In this case, the Strand Supreme Hotel is well out of the negligence liability for the injury and costs incurred by Eddie Exess. The Hotel owes its customers the duty of care. Having understood that it owed its customers, with the inclusion of Eddie, the Hotel took the reasonable measures, as would be expected of any reasonable man, and warned its customers of the pool’s condition. The Hotel went even further to caution the customers by placing barriers to keep persons off the pool. By doing this, the Hotel did not breach the duty of care owed to its clients. By annulling this element, the injury suffered by Eddie together with the cancellation of the tour cannot be qualified as the Hotel’s doing. There is no proximate cause between the Hotel’s action and the harm suffered by Eddie.

The Hotel can, therefore, claim that it took reasonable steps to protect its customers from the pool. Its actions were not related to Eddie’s injuries. It was rather the negligence on the part of Eddie that led to his loss and injuries.
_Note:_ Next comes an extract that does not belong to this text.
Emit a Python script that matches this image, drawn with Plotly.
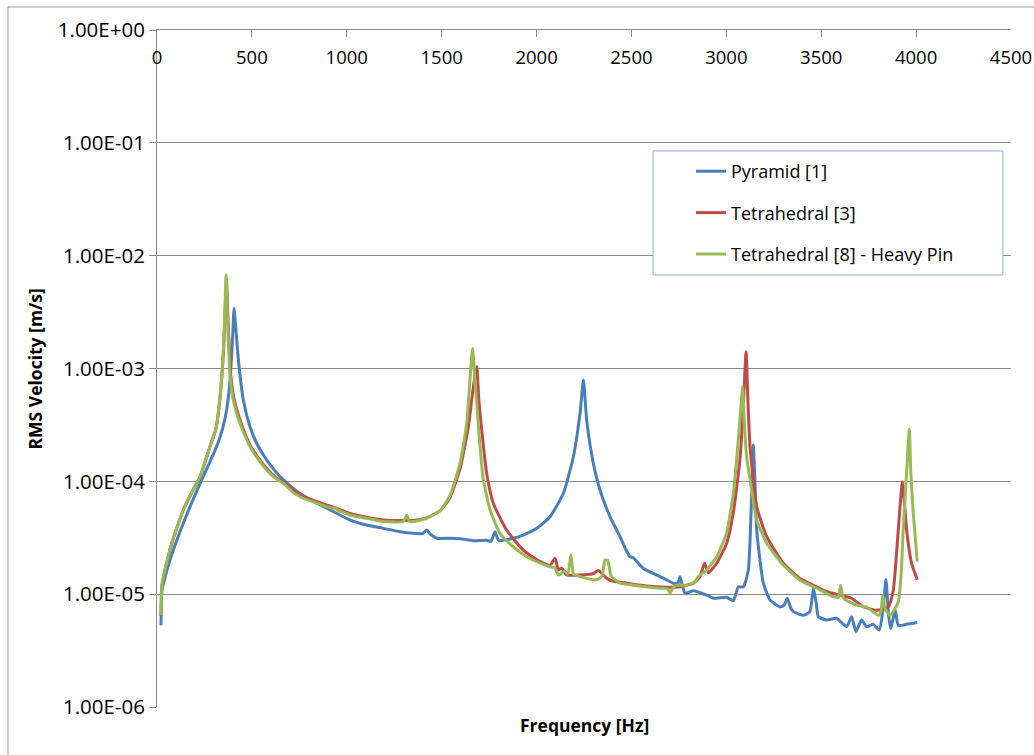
import plotly.graph_objects as go

# ---- Pyramid [1] ----
pyr_freq = [21, 26, 40, 51, 80, 110, 139, 180, 227, 270, 314, 345, 367, 385, 398, 406, 414, 429,
            455, 490, 530, 578, 620, 666, 710, 753, 800, 842, 929, 1017, 1105, 1192, 1280, 1351,
            1400, 1421, 1440, 1474, 1544, 1597, 1667, 1737, 1760, 1781, 1800, 1877, 1930, 2001,
            2071, 2141, 2194, 2229, 2247, 2264, 2299, 2334, 2387, 2440, 2470, 2492, 2510, 2563,
            2650, 2685, 2720, 2745, 2756, 2768, 2782, 2826, 2896, 2932, 3001, 3037, 3063, 3090,
            3116, 3133, 3142, 3150, 3160, 3195, 3230, 3283, 3305, 3321, 3340, 3353, 3406, 3440,
            3459, 3475, 3485, 3529, 3581, 3634, 3660, 3683, 3713, 3739, 3774, 3806, 3827, 3841,
            3855, 3866, 3890, 3906, 3950, 4006]
pyr_vel = [5.3e-6, 1.1e-5, 1.35e-5, 1.6e-5, 2.3e-5, 3.2e-5, 4.27e-5, 6.3e-5, 9.6e-5, 1.38e-4,
           2.03e-4, 2.9e-4, 4.3e-4, 7.9e-4, 1.8e-3, 3.41e-3, 2.4e-3, 1.19e-3, 5.25e-4, 3.05e-4,
           2.1e-4, 1.55e-4, 1.25e-4, 1.03e-4, 8.9e-5, 7.8e-5, 7.0e-5, 6.4e-5, 5.4e-5, 4.54e-5,
           4.1e-5, 3.83e-5, 3.58e-5, 3.46e-5, 3.45e-5, 3.7e-5, 3.4e-5, 3.13e-5, 3.13e-5, 3.1e-5,
           2.98e-5, 3.0e-5, 2.95e-5, 3.58e-5, 3.0e-5, 3.13e-5, 3.34e-5, 3.83e-5, 4.86e-5, 7.8e-5,
           1.65e-4, 4.0e-4, 7.9e-4, 3.5e-4, 1.45e-4, 8.4e-5, 4.86e-5, 3.23e-5, 2.5e-5, 2.15e-5,
           2.1e-5, 1.69e-5, 1.43e-5, 1.34e-5, 1.25e-5, 1.25e-5, 1.43e-5, 1.2e-5, 1.02e-5, 1.07e-5,
           9.8e-6, 9.2e-6, 9.4e-6, 8.75e-6, 1.16e-5, 1.16e-5, 1.64e-5, 7.3e-5, 2.1e-4, 1.1e-4,
           3.7e-5, 1.25e-5, 8.9e-6, 7.7e-6, 8.0e-6, 9.2e-6, 7.5e-6, 7.0e-6, 6.5e-6, 7.0e-6,
           1.13e-5, 8.0e-6, 6.3e-6, 5.9e-6, 6.1e-6, 5.15e-6, 6.3e-6, 4.65e-6, 5.9e-6, 5.15e-6,
           5.4e-6, 4.8e-6, 7.7e-6, 1.35e-5, 6.5e-6, 4.95e-6, 7.2e-6, 5.3e-6, 5.4e-6, 5.6e-6]

# ---- Tetrahedral [3] ----
tet3_freq = [21, 27, 51, 80, 110, 139, 180, 227, 279, 310, 332, 350, 360, 366, 372, 388, 405,
             440, 490, 530, 578, 620, 666, 753, 842, 929, 1017, 1105, 1192, 1298, 1351, 1421,
             1492, 1544, 1597, 1640, 1665, 1685, 1695, 1711, 1737, 1772, 1842, 1930, 2018, 2071,
             2097, 2115, 2133, 2159, 2229, 2299, 2325, 2370, 2405, 2475, 2580, 2685, 2756, 2826,
             2861, 2885, 2905, 2949, 3001, 3037, 3073, 3090, 3104, 3114, 3125, 3160, 3213, 3300,
             3388, 3459, 3529, 3599, 3660, 3722, 3792, 3853, 3880, 3906, 3928, 3950, 3976, 4006]
tet3_vel = [6.4e-6, 1.22e-5, 1.9e-5, 2.9e-5, 4.1e-5, 5.6e-5, 7.8e-5, 1.1e-4, 2.03e-4, 2.9e-4,
            5.5e-4, 1.4e-3, 3.5e-3, 6.2e-3, 3.3e-3, 9.0e-4, 5.5e-4, 3.4e-4, 2.1e-4, 1.65e-4,
            1.3e-4, 1.1e-4, 9.8e-5, 7.6e-5, 6.6e-5, 5.9e-5, 5.2e-5, 4.8e-5, 4.55e-5, 4.5e-5,
            4.5e-5, 4.75e-5, 5.5e-5, 7.2e-5, 1.3e-4, 3.0e-4, 6.5e-4, 1.04e-3, 5.5e-4, 2.85e-4,
            1.18e-4, 6.4e-5, 3.7e-5, 2.46e-5, 1.95e-5, 1.8e-5, 2.08e-5, 1.65e-5, 1.7e-5, 1.48e-5,
            1.48e-5, 1.52e-5, 1.62e-5, 1.38e-5, 1.3e-5, 1.25e-5, 1.18e-5, 1.15e-5, 1.16e-5,
            1.25e-5, 1.43e-5, 1.88e-5, 1.55e-5, 1.88e-5, 2.8e-5, 5.3e-5, 1.65e-4, 4.9e-4, 1.41e-3,
            5.0e-4, 2.03e-4, 5.96e-5, 3.23e-5, 1.88e-5, 1.38e-5, 1.2e-5, 1.05e-5, 9.8e-6, 9.2e-6,
            7.74e-6, 7.2e-6, 7.7e-6, 1.09e-5, 3.7e-5, 9.9e-5, 3.7e-5, 1.88e-5, 1.34e-5]

# ---- Tetrahedral [8] - Heavy Pin ----
tet8_freq = [21, 27, 51, 80, 110, 139, 180, 227, 279, 310, 332, 350, 358, 364, 370, 385, 402,
             437, 490, 530, 578, 620, 666, 710, 735, 745, 753, 842, 929, 940, 950, 1017, 1105,
             1192, 1298, 1316, 1330, 1351, 1421, 1492, 1544, 1597, 1632, 1649, 1663, 1675, 1690,
             1702, 1720, 1755, 1807, 1877, 1948, 2018, 2071, 2097, 2115, 2150, 2165, 2181, 2195,
             2203, 2264, 2317, 2345, 2360, 2375, 2392, 2405, 2440, 2545, 2650, 2690, 2703, 2720,
             2738, 2790, 2835, 2852, 2896, 2949, 3001, 3037, 3063, 3078, 3086, 3094, 3108, 3125,
             3160, 3213, 3300, 3388, 3476, 3564, 3590, 3602, 3614, 3625, 3687, 3739, 3801, 3815,
             3824, 3836, 3862, 3890, 3906, 3920, 3932, 3950, 3964, 3972, 3985, 4006]
tet8_vel = [6.5e-6, 1.25e-5, 1.9e-5, 2.9e-5, 4.1e-5, 5.6e-5, 7.8e-5, 1.1e-4, 2.03e-4, 2.9e-4,
            5.6e-4, 1.46e-3, 3.5e-3, 6.74e-3, 3.2e-3, 8.5e-4, 5.25e-4, 3.27e-4, 2.03e-4, 1.6e-4,
            1.26e-4, 1.08e-4, 9.6e-5, 8.2e-5, 7.6e-5, 7.5e-5, 7.3e-5, 6.4e-5, 5.76e-5, 5.9e-5,
            5.6e-5, 5.03e-5, 4.7e-5, 4.4e-5, 4.4e-5, 5.0e-5, 4.4e-5, 4.4e-5, 4.7e-5, 5.5e-5,
            7.5e-5, 1.45e-4, 3.27e-4, 7.9e-4, 1.51e-3, 8.0e-4, 3.8e-4, 2.03e-4, 1.03e-4, 5.6e-5,
            3.46e-5, 2.63e-5, 2.15e-5, 1.88e-5, 1.75e-5, 1.72e-5, 1.48e-5, 1.6e-5, 1.5e-5, 2.22e-5,
            1.5e-5, 1.48e-5, 1.38e-5, 1.34e-5, 1.45e-5, 2.0e-5, 2.0e-5, 1.45e-5, 1.38e-5, 1.25e-5,
            1.18e-5, 1.13e-5, 1.12e-5, 1.02e-5, 1.15e-5, 1.2e-5, 1.2e-5, 1.29e-5, 1.43e-5, 1.64e-5,
            2.15e-5, 3.46e-5, 7.8e-5, 2.32e-4, 4.8e-4, 6.9e-4, 3.5e-4, 1.6e-4, 1.03e-4, 4.54e-5,
            2.82e-5, 1.81e-5, 1.33e-5, 1.13e-5, 9.5e-6, 9.3e-6, 1.2e-5, 9.5e-6, 9.0e-6, 8.0e-6,
            7.7e-6, 6.5e-6, 7.0e-6, 9.8e-6, 7.5e-6, 6.5e-6, 7.5e-6, 8.6e-6, 1.4e-5, 3.7e-5,
            1.2e-4, 2.89e-4, 1.2e-4, 5.2e-5, 1.94e-5]

# axis ticks
x_ticks = [0, 500, 1000, 1500, 2000, 2500, 3000, 3500, 4000, 4500]
y_ticks = [1e0, 1e-1, 1e-2, 1e-3, 1e-4, 1e-5, 1e-6]
y_tick_labels = ["1.00E+00", "1.00E-01", "1.00E-02", "1.00E-03", "1.00E-04", "1.00E-05", "1.00E-06"]

series = [
    ("Pyramid [1]", pyr_freq, pyr_vel, "#4A7EBB"),
    ("Tetrahedral [3]", tet3_freq, tet3_vel, "#BE4B48"),
    ("Tetrahedral [8] - Heavy Pin", tet8_freq, tet8_vel, "#98B954"),
]

FONT = "'Open Sans', sans-serif"
GRID = "#8a8a8a"

fig = go.Figure()
for i, (name, fx, fy, col) in enumerate(series):
    fig.add_trace(go.Scatter(
        x=fx, y=fy, name=name, mode="lines", legendgroup=f"g{i}",
        line=dict(color=col, width=3, shape="spline", smoothing=0.5),
    ))

fig.update_layout(
    width=1034, height=755,
    margin=dict(l=157, r=23, t=30, b=48, autoexpand=False),
    paper_bgcolor="white", plot_bgcolor="white",
    font=dict(family=FONT, size=17, color="#000000"),
    showlegend=True,
    legend=dict(
        x=0.6253, y=0.8183, xanchor="left", yanchor="top",
        borderwidth=0, bgcolor="rgba(0,0,0,0)",
        font=dict(family=FONT, size=18, color="#000000"),
        tracegroupgap=15, traceorder="grouped", itemwidth=30,
    ),
    xaxis=dict(
        range=[0, 4500], side="top", tickvals=x_ticks,
        ticks="inside", ticklen=7, tickcolor=GRID,
        ticklabelposition="outside", ticklabelstandoff=-42,
        showgrid=False, zeroline=False,
        showline=True, linecolor=GRID, linewidth=1,
        tickfont=dict(family=FONT, size=18.5, color="#000000"),
    ),
    yaxis=dict(
        type="log", range=[-6, 0], tickvals=y_ticks, ticktext=y_tick_labels,
        ticks="outside", ticklen=7, tickcolor=GRID,
        showgrid=True, gridcolor=GRID, gridwidth=1, zeroline=False,
        showline=True, linecolor=GRID, linewidth=1,
        tickfont=dict(family=FONT, size=20.5, color="#000000"),
    ),
    shapes=[
        # outer chart border
        dict(type="rect", xref="paper", yref="paper",
             x0=-0.1745, x1=1.2, y0=-0.2, y1=1.034,
             line=dict(color="#9a9a9a", width=1), fillcolor="rgba(0,0,0,0)", layer="below"),
        # legend frame
        dict(type="rect", xref="paper", yref="paper",
             x0=0.5808, x1=0.9906, y0=0.6381, y1=0.8213,
             line=dict(color="#8faad6", width=1), fillcolor="white", layer="above"),
    ],
    annotations=[
        dict(text="<b>Frequency [Hz]</b>", xref="paper", yref="paper",
             x=0.5, y=-0.027, xanchor="center", yanchor="middle", showarrow=False,
             font=dict(family=FONT, size=17.5, color="#000000")),
        dict(text="<b>RMS Velocity [m/s]</b>", xref="paper", yref="paper",
             x=-0.1429, y=0.5, xanchor="center", yanchor="middle", showarrow=False,
             textangle=-90, font=dict(family=FONT, size=17.5, color="#000000")),
    ],
)

fig.write_html("out.html")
Vicarious accountability would not apply in this situation. This is since the use of vicarious liability is only restricted to acts or omissions that have been done by a worker of a corporation in the course of duty. In this case, the Provost Park would not be held liable for the loss of the tiara, because the driver went out of the line of business upon his taking of the detour. Vicarious liability is applied by the courts only in instances where the harm caused by an employee happened in the process of attaining the company’s objectives. The liability is turned towards the driver, personally. It is regardless that he has always done his job perfectly. It was required of him to deliver the tiara and not to take any detours. The driver’s search for his wife’s ring was purely personal business. It is through this that he, and not the Provost Park Hotel, should be held personally liable for the loss of the tiara.